| What is expected |
Set each entry down verbatim, omitting images.

* Start *

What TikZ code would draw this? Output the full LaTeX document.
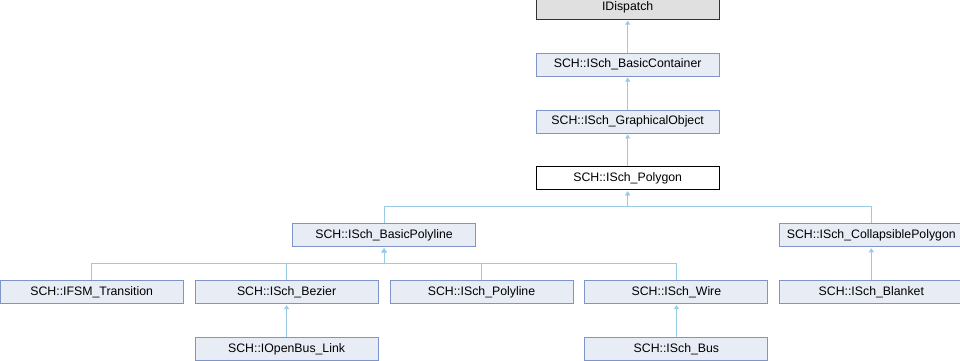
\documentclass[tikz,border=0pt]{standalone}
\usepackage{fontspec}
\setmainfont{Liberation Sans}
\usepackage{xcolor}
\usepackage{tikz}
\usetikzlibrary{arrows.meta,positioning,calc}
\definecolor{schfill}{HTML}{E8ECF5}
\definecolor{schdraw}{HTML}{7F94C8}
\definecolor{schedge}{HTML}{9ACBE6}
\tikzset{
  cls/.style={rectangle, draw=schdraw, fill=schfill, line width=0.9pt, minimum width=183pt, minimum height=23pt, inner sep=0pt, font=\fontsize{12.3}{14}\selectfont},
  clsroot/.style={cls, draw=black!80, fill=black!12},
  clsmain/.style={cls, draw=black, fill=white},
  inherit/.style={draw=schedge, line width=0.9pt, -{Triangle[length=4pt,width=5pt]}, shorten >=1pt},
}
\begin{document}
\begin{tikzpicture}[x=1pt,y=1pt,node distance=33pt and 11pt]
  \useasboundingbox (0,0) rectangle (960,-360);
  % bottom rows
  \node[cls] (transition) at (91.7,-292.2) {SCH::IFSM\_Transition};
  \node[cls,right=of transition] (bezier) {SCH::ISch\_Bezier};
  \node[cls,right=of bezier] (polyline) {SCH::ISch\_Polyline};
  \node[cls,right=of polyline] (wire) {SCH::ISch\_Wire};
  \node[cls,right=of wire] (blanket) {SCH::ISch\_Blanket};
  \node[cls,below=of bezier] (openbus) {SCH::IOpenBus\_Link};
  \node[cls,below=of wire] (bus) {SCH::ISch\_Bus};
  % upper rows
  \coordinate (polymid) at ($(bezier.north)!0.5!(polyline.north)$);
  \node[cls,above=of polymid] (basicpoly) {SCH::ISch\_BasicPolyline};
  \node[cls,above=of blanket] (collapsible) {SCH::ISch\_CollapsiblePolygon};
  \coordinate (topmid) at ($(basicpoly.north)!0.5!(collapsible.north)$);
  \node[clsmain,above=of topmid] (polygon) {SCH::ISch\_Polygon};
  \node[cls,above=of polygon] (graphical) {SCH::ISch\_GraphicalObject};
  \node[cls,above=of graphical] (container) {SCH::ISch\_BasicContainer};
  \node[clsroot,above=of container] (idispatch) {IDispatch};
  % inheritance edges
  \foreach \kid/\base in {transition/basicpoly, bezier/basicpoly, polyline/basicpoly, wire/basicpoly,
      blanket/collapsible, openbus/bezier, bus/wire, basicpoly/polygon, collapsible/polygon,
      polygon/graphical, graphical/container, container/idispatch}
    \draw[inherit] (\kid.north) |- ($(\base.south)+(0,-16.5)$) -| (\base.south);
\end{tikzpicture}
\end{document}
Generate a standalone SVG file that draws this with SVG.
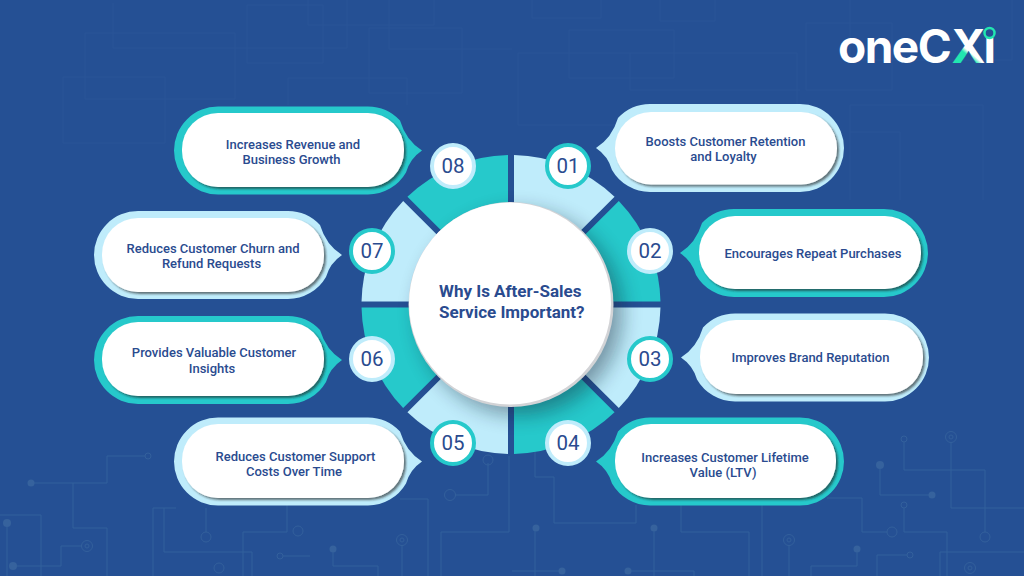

* End *

| Finished exercise |
What TikZ code would draw this? Output the full LaTeX document.
\documentclass[tikz,border=0pt]{standalone}
\usepackage{fontspec}
\setmainfont{Liberation Sans}
\usepackage{xcolor}
\usepackage{tikz}
\usetikzlibrary{arrows.meta,positioning,calc}
\definecolor{schfill}{HTML}{E8ECF5}
\definecolor{schdraw}{HTML}{7F94C8}
\definecolor{schedge}{HTML}{9ACBE6}
\tikzset{
  cls/.style={rectangle, draw=schdraw, fill=schfill, line width=0.9pt, minimum width=183pt, minimum height=23pt, inner sep=0pt, font=\fontsize{12.3}{14}\selectfont},
  clsroot/.style={cls, draw=black!80, fill=black!12},
  clsmain/.style={cls, draw=black, fill=white},
  inherit/.style={draw=schedge, line width=0.9pt, -{Triangle[length=4pt,width=5pt]}, shorten >=1pt},
}
\begin{document}
\begin{tikzpicture}[x=1pt,y=1pt,node distance=33pt and 11pt]
  \useasboundingbox (0,0) rectangle (960,-360);
  % bottom rows
  \node[cls] (transition) at (91.7,-292.2) {SCH::IFSM\_Transition};
  \node[cls,right=of transition] (bezier) {SCH::ISch\_Bezier};
  \node[cls,right=of bezier] (polyline) {SCH::ISch\_Polyline};
  \node[cls,right=of polyline] (wire) {SCH::ISch\_Wire};
  \node[cls,right=of wire] (blanket) {SCH::ISch\_Blanket};
  \node[cls,below=of bezier] (openbus) {SCH::IOpenBus\_Link};
  \node[cls,below=of wire] (bus) {SCH::ISch\_Bus};
  % upper rows
  \coordinate (polymid) at ($(bezier.north)!0.5!(polyline.north)$);
  \node[cls,above=of polymid] (basicpoly) {SCH::ISch\_BasicPolyline};
  \node[cls,above=of blanket] (collapsible) {SCH::ISch\_CollapsiblePolygon};
  \coordinate (topmid) at ($(basicpoly.north)!0.5!(collapsible.north)$);
  \node[clsmain,above=of topmid] (polygon) {SCH::ISch\_Polygon};
  \node[cls,above=of polygon] (graphical) {SCH::ISch\_GraphicalObject};
  \node[cls,above=of graphical] (container) {SCH::ISch\_BasicContainer};
  \node[clsroot,above=of container] (idispatch) {IDispatch};
  % inheritance edges
  \foreach \kid/\base in {transition/basicpoly, bezier/basicpoly, polyline/basicpoly, wire/basicpoly,
      blanket/collapsible, openbus/bezier, bus/wire, basicpoly/polygon, collapsible/polygon,
      polygon/graphical, graphical/container, container/idispatch}
    \draw[inherit] (\kid.north) |- ($(\base.south)+(0,-16.5)$) -| (\base.south);
\end{tikzpicture}
\end{document}
Generate a standalone SVG file that draws this with SVG.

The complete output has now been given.